In some cases, you can eliminate this redundancy by writing code in a more general way, e.g. by looping over four possible direction vectors rather than having four blocks of code for the cases up, left, right, and down. Another useful tool is functions. You can often factor out parallel blocks of code into a function with parameters representing the (possibly small) differences in behavior between the parallel blocks. Then in place of the first code example above you can write

if x > 0:
    my_fun( arguments )
else:
    my_fun( different arguments )

2. Make variables as local as possible.

Broadly speaking, a local variable is better than an attribute, and an attribute is better than a global variable.

The scope of a variable is the portion of a program's text in which the variable may be read or written. A local variable's scope is the function in which it appears. An attribute's scope is the class in which the attribute appears, at least if you only set the attribute in code in that class (which many languages will enforce, though not Python) A global variable's scope is the entire program. Another way of phrasing this rule is that a variable should have as small a scope as possible, which makes a program easier to understand since there are fewer places where a variable's value might change.
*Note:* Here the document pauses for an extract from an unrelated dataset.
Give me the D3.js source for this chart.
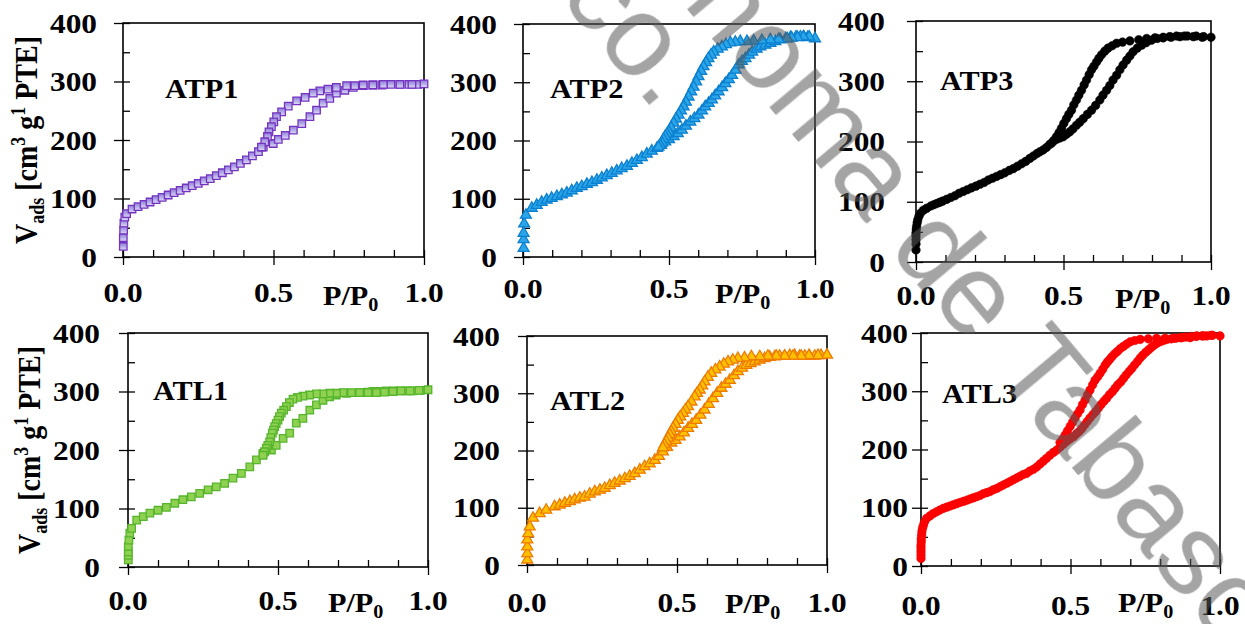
<!DOCTYPE html>
<html><head><meta charset="utf-8">
<script src="https://cdn.jsdelivr.net/npm/d3@7"></script>
<style>html,body{margin:0;padding:0;background:#fff;}svg{display:block;}</style>
</head><body>
<script>
// ---------------- DATA ----------------
const panelNames = ["ATP1","ATP2","ATP3","ATL1","ATL2","ATL3"];
const xTickLabels = ["0.0","0.5","1.0"];
const yTickLabels = ["0","100","200","300","400"];

const atp1AdsP = [0.001,0.001,0.002,0.003,0.006,0.012,0.03,0.05,0.07,0.09,0.11,0.13,0.15,0.17,0.19,0.21,0.23,0.25,0.27,0.29,0.31,0.33,0.35,0.37,0.39,0.41,0.43,0.45,0.466,0.499,0.516,0.539,0.566,0.594,0.621,0.643,0.665,0.687,0.709,0.737,0.765,0.798,0.83,0.86,0.89,0.92,0.95,0.98,1.0];
const atp1AdsV = [18,33,46,58,68,74,82,86,90,94,98,102,106,110,114,118,122,126,130,134,139,144,149,154,160,166,173,180,188,194,201,208,217,228,240,251,263,271,280,285,290,293,294,294,295,295,295,295,296];
const atp1DesP = [0.96,0.92,0.865,0.83,0.798,0.77,0.743,0.709,0.681,0.654,0.632,0.605,0.577,0.549,0.527,0.510,0.501,0.493,0.485,0.480,0.471,0.460];
const atp1DesV = [295,295,295,294,294,293,293,290,287,284,280,273,267,258,248,240,231,223,214,206,197,188];

const atp2AdsP = [0.002,0.002,0.002,0.004,0.01,0.03,0.047,0.064,0.081,0.098,0.116,0.133,0.15,0.167,0.184,0.201,0.219,0.236,0.253,0.27,0.287,0.304,0.321,0.338,0.356,0.373,0.39,0.407,0.424,0.441,0.459,0.473,0.487,0.50,0.516,0.53,0.544,0.558,0.573,0.587,0.601,0.613,0.624,0.636,0.647,0.658,0.67,0.682,0.693,0.705,0.716,0.728,0.739,0.75,0.762,0.774,0.785,0.80,0.813,0.83,0.847,0.864,0.881,0.90,0.916,0.935,0.95,0.962,0.975,1.0];
const atp2AdsV = [15,30,41,57,72,84,89,94,98,101,104,107,110,114,118,121,125,128,132,136,140,144,148,152,156,161,166,171,177,182,187,192,198,202,207,212,218,225,232,238,244,251,258,264,270,277,284,291,298,305,312,321,330,336,341,347,352,357,361,364,367,370,373,375,377,378,378,378,377,375];
const atp2DesP = [0.98,0.96,0.94,0.92,0.905,0.876,0.847,0.818,0.79,0.767,0.744,0.727,0.71,0.695,0.681,0.667,0.653,0.644,0.635,0.627,0.618,0.61,0.601,0.593,0.584,0.576,0.567,0.558,0.55,0.541,0.533,0.524,0.516,0.507,0.499,0.493,0.487,0.481,0.476,0.47,0.464];
const atp2DesV = [378,378,377,376,375,374,373,372,371,370,370,369,368,365,361,357,352,347,341,334,327,319,310,301,292,284,275,266,258,251,244,237,230,222,215,211,207,202,196,192,189];

const atp3AdsP = [0,0,0,0,0,0.001,0.002,0.004,0.006,0.01,0.015,0.025,0.036,0.05,0.06,0.07,0.08,0.09,0.104,0.118,0.132,0.146,0.16,0.174,0.188,0.203,0.217,0.231,0.245,0.259,0.273,0.287,0.301,0.316,0.33,0.344,0.358,0.372,0.386,0.398,0.41,0.42,0.431,0.442,0.453,0.465,0.477,0.488,0.499,0.51,0.521,0.532,0.544,0.555,0.567,0.581,0.595,0.609,0.623,0.634,0.646,0.657,0.668,0.68,0.691,0.702,0.714,0.725,0.736,0.75,0.765,0.78,0.798,0.818,0.838,0.86,0.883,0.91,0.94,0.97,1.0];
const atp3AdsV = [20,30,37,43,48,54,59,65,70,76,81,86,89,93,95,97,99,101,104,107,110,114,117,120,123,126,129,132,136,139,142,145,148,152,155,159,163,167,172,176,180,183,186,190,195,200,204,206,208,212,216,221,227,232,238,245,252,260,269,277,285,293,302,310,319,327,335,342,349,355,360,364,368,371,373,374,375,375,374,373,373];
const atp3DesP = [0.975,0.95,0.92,0.895,0.865,0.838,0.81,0.782,0.755,0.725,0.70,0.68,0.665,0.651,0.64,0.629,0.62,0.612,0.603,0.595,0.587,0.578,0.57,0.561,0.552,0.544,0.535,0.527,0.518,0.51,0.501,0.493,0.485,0.476,0.468,0.459];
const atp3DesV = [374,375,375,374,373,372,372,371,369,367,365,363,359,355,350,344,338,332,325,319,311,302,294,285,277,269,261,252,245,238,230,222,215,208,202,197];

const atl1AdsP = [0.001,0.001,0.001,0.001,0.003,0.006,0.012,0.029,0.051,0.073,0.1,0.128,0.156,0.183,0.211,0.239,0.267,0.294,0.322,0.35,0.378,0.406,0.428,0.45,0.478,0.494,0.517,0.539,0.561,0.583,0.606,0.628,0.65,0.672,0.694,0.728,0.772,0.80,0.817,0.84,0.861,0.885,0.906,0.93,0.95,0.975,1.0];
const atl1AdsV = [12,20,26,35,46,58,66,80,86,92,97,102,109,115,120,126,132,137,143,152,160,171,183,194,200,208,220,229,246,254,268,277,285,291,294,297,298,299,300,300,301,301,301,301,301,302,303];
const atl1DesP = [0.97,0.94,0.91,0.883,0.855,0.828,0.80,0.772,0.745,0.717,0.695,0.672,0.65,0.628,0.605,0.583,0.565,0.55,0.538,0.528,0.519,0.511,0.505,0.5,0.494,0.489,0.485,0.481,0.476,0.472,0.466,0.461,0.455,0.45];
const atl1DesV = [302,301,301,300,299,298,298,298,298,298,297,297,296,296,294,292,290,287,281,274,268,263,257,251,245,240,234,229,221,214,208,203,197,191];

const atl2AdsP = [0.001,0.001,0.001,0.001,0.004,0.009,0.02,0.042,0.064,0.092,0.109,0.126,0.143,0.159,0.176,0.192,0.209,0.226,0.243,0.259,0.276,0.292,0.309,0.326,0.342,0.359,0.376,0.392,0.409,0.426,0.44,0.453,0.467,0.481,0.495,0.509,0.523,0.537,0.55,0.564,0.578,0.592,0.606,0.62,0.634,0.648,0.662,0.676,0.69,0.703,0.717,0.731,0.745,0.759,0.775,0.792,0.809,0.826,0.842,0.859,0.876,0.892,0.909,0.926,0.942,0.959,0.98,1.0];
const atl2AdsV = [9,20,32,44,55,67,82,90,96,102,105,108,111,114,117,119,124,128,131,134,139,143,147,151,155,160,166,172,177,183,190,198,206,213,218,224,231,239,246,253,262,271,281,291,300,309,316,323,331,338,344,349,352,355,358,361,363,364,365,365,366,366,365,365,365,365,366,367];
const atl2DesP = [0.97,0.94,0.914,0.887,0.859,0.831,0.803,0.776,0.748,0.725,0.703,0.686,0.67,0.656,0.642,0.628,0.614,0.603,0.592,0.584,0.576,0.567,0.559,0.548,0.537,0.528,0.52,0.511,0.503,0.495,0.487,0.481,0.476,0.47,0.464,0.458,0.453];
const atl2DesV = [366,366,365,365,365,365,365,364,364,362,361,358,355,351,346,341,335,328,320,313,306,300,294,285,277,271,265,259,253,246,239,233,228,222,216,210,205];

const atl3AdsP = [0,0,0,0,0,0.001,0.001,0.002,0.003,0.005,0.008,0.012,0.019,0.03,0.041,0.052,0.063,0.075,0.086,0.097,0.108,0.119,0.13,0.142,0.153,0.164,0.175,0.186,0.197,0.208,0.22,0.231,0.242,0.253,0.264,0.275,0.287,0.298,0.309,0.32,0.331,0.342,0.353,0.364,0.376,0.387,0.398,0.409,0.42,0.431,0.443,0.454,0.465,0.476,0.487,0.498,0.51,0.52,0.529,0.538,0.547,0.556,0.565,0.575,0.584,0.593,0.602,0.612,0.621,0.63,0.64,0.649,0.658,0.668,0.677,0.686,0.696,0.705,0.714,0.724,0.733,0.742,0.752,0.761,0.77,0.779,0.788,0.8,0.811,0.822,0.837,0.852,0.867,0.885,0.904,0.922,0.94,0.956,0.975,1.0];
const atl3AdsV = [13,19,25,31,36,42,47,53,59,65,70,76,82,86,90,93,96,99,101,103,105,107,109,111,113,115,117,119,121,124,126,128,131,133,136,139,142,145,148,151,154,157,159,163,166,170,175,180,185,190,195,199,204,209,214,218,222,227,231,236,242,248,254,260,265,271,277,283,288,294,299,305,311,316,322,328,334,339,345,351,357,362,367,371,375,379,382,385,387,389,390,391,392,393,394,395,395,395,396,395];
const atl3DesP = [0.97,0.945,0.92,0.9,0.872,0.844,0.816,0.788,0.76,0.733,0.715,0.7,0.688,0.677,0.666,0.656,0.647,0.638,0.63,0.623,0.616,0.608,0.599,0.591,0.582,0.574,0.565,0.557,0.549,0.54,0.532,0.523,0.515,0.507,0.499,0.49,0.482,0.474,0.465];
const atl3DesV = [396,395,394,392,392,391,391,391,390,389,387,385,381,377,373,368,364,359,354,350,345,338,331,325,319,311,302,294,285,277,268,261,254,247,240,232,225,218,212];

const watermarkText = "Autónoma de Tabasco.";

// ---------------- LAYOUT / STYLE ----------------
const series = [
  {ads:[atp1AdsP,atp1AdsV], des:[atp1DesP,atp1DesV], shape:"square", fill:"url(#gPurple)", stroke:"#7433c0"},
  {ads:[atp2AdsP,atp2AdsV], des:[atp2DesP,atp2DesV], shape:"triangle", fill:"#2aa5e8", stroke:"#0b7fd0"},
  {ads:[atp3AdsP,atp3AdsV], des:[atp3DesP,atp3DesV], shape:"circle", fill:"#000", stroke:"#000"},
  {ads:[atl1AdsP,atl1AdsV], des:[atl1DesP,atl1DesV], shape:"square", fill:"#8fd150", stroke:"#56b52c"},
  {ads:[atl2AdsP,atl2AdsV], des:[atl2DesP,atl2DesV], shape:"triangle", fill:"#ffc000", stroke:"#ee7a00"},
  {ads:[atl3AdsP,atl3AdsV], des:[atl3DesP,atl3DesV], shape:"circle", fill:"#ff0000", stroke:"#ee0000"}
];
const layout = [
  {l:123,r:424,t:23,b:257, gap:26, xLabY:302, ppX:323, ppY:305, nameX:165, nameY:98, titleX:37},
  {l:523,r:815,t:24,b:257, gap:26, xLabY:298, ppX:715, ppY:303, nameX:550, nameY:98},
  {l:916,r:1211,t:21,b:262, gap:31, xLabY:305, ppX:1115, ppY:308, nameX:940, nameY:90},
  {l:128,r:428,t:333,b:567, gap:28, xLabY:610, ppX:328, ppY:612, nameX:153, nameY:400, titleX:40},
  {l:527,r:827,t:336,b:565, gap:27, xLabY:612, ppX:725, ppY:613, nameX:550, nameY:410},
  {l:921,r:1220,t:333,b:566, gap:13, xLabY:615, ppX:1118, ppY:612, nameX:942, nameY:403}
];
const SX = 1.12; // horizontal stretch of lettering
const FONT = "'Liberation Serif','Times New Roman',serif";

const svg = d3.select("body").append("svg").attr("width",1245).attr("height",624);
const defs = svg.append("defs");
const gp = defs.append("linearGradient").attr("id","gPurple").attr("x1",0).attr("y1",0).attr("x2",0).attr("y2",1);
gp.append("stop").attr("offset","0%").attr("stop-color","#8e7cd8");
gp.append("stop").attr("offset","100%").attr("stop-color","#dcdcf6");

function label(g, x, y, str, size, anchor){
  return g.append("text").attr("transform",`translate(${x},${y}) scale(${SX},1)`)
    .attr("font-family",FONT).attr("font-weight","bold").attr("font-size",size)
    .attr("text-anchor",anchor||"start").attr("fill","#000").text(str);
}

layout.forEach((L,i)=>{
  const S = series[i];
  const g = svg.append("g");
  const x = d3.scaleLinear().domain([0,1]).range([L.l,L.r]);
  const y = d3.scaleLinear().domain([0,400]).range([L.b,L.t]);

  g.append("g").attr("transform",`translate(${L.l},0)`)
    .call(d3.axisRight(y).tickValues(d3.range(0,401,50)).tickSize(7).tickFormat(""));
  g.append("g").attr("transform",`translate(${L.l},0)`)
    .call(d3.axisLeft(y).tickValues([0,100,200,300,400]).tickSize(9).tickFormat(""));
  g.append("g").attr("transform",`translate(0,${L.b})`)
    .call(d3.axisTop(x).tickValues(d3.range(0,11).map(d=>d/10)).tickSize(7).tickFormat(""));
  g.append("g").attr("transform",`translate(0,${L.b})`)
    .call(d3.axisBottom(x).tickValues([0,0.5,1]).tickSize(8).tickFormat(""));
  g.selectAll(".domain").remove();
  g.selectAll(".tick line").attr("stroke","#000").attr("stroke-width",1.3);
  g.append("rect").attr("x",L.l).attr("y",L.t).attr("width",L.r-L.l).attr("height",L.b-L.t)
    .attr("fill","none").attr("stroke","#000").attr("stroke-width",1.6);

  yTickLabels.forEach(t=>{
    label(g, L.l-L.gap, y(+t), t, 28, "end").attr("dy","0.34em");
  });
  xTickLabels.forEach(t=>{
    label(g, x(+t), L.xLabY, t, 28, "middle");
  });
  const pp = label(g, L.ppX, L.ppY, "P/P", 27, "start");
  pp.append("tspan").attr("font-size",18).attr("dy",6).text("0");
  label(g, L.nameX, L.nameY, panelNames[i], 27, "start");

  if(L.titleX){
    const cy = (L.t+L.b)/2;
    const tt = g.append("text").attr("transform",`translate(${L.titleX},${cy}) scale(${SX},1) rotate(-90)`)
      .attr("font-family",FONT).attr("font-weight","bold").attr("font-size",28).attr("text-anchor","middle");
    tt.append("tspan").text("V");
    tt.append("tspan").attr("font-size",18).attr("dy",6).text("ads");
    tt.append("tspan").attr("dy",-6).text(" [cm");
    tt.append("tspan").attr("font-size",18).attr("dy",-11).text("3");
    tt.append("tspan").attr("dy",11).text(" g");
    tt.append("tspan").attr("font-size",18).attr("dy",-11).text("1");
    tt.append("tspan").attr("dy",11).text(" PTE]");
  }

  const pts = [];
  [S.ads,S.des].forEach(([P,V])=>P.forEach((p,k)=>pts.push([p,V[k]])));
  const mg = g.append("g");
  if(S.shape==="circle"){
    mg.selectAll("circle").data(pts).join("circle")
      .attr("cx",d=>x(d[0])).attr("cy",d=>y(d[1])).attr("r",4.3)
      .attr("fill",S.fill).attr("stroke",S.stroke).attr("stroke-width",0.5);
  } else {
    const sym = S.shape==="square" ? d3.symbol(d3.symbolSquare,56) : d3.symbol(d3.symbolTriangle,52);
    mg.selectAll("path").data(pts).join("path")
      .attr("transform",d=>`translate(${x(d[0])},${y(d[1])})`).attr("d",sym)
      .attr("fill",S.fill).attr("stroke",S.stroke).attr("stroke-width",1.3);
  }
});

// watermark
const wm = svg.append("g").attr("fill","#5a5a5a").attr("opacity",0.55)
  .attr("font-family","'Liberation Sans',Arial,sans-serif").attr("font-size",115);
wm.append("text").attr("transform","translate(530,-178) rotate(50)").text(watermarkText);
wm.append("text").attr("transform","translate(656,113) rotate(50)").attr("text-anchor","end").text(watermarkText);
</script>
</body></html>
This rule does not apply to constants, i.e. read-only data. A global constant is unproblematic; it will never change, so its meaning is completely clear.

3. Every line and function should fit on a single screen.

I recommend limiting lines to about 100 characters. Lines that are longer than this are hard to read, especially since they may wrap in an editor window. I also recommend that you configure your editor to display a vertical gray line at the 100th column position, so that you can see if you've written a line that is too long. In Visual Studio Code, you can do that via the "editor.rulers" setting. Specifically, you can add this line to your settings.json file:

"editor.rulers": [ 100 ],

In my opinion, functions should generally be limited to about 50 lines. Functions that are much longer than this quickly become hard to understand, and are hard to read since you may have to scroll up and down to see them.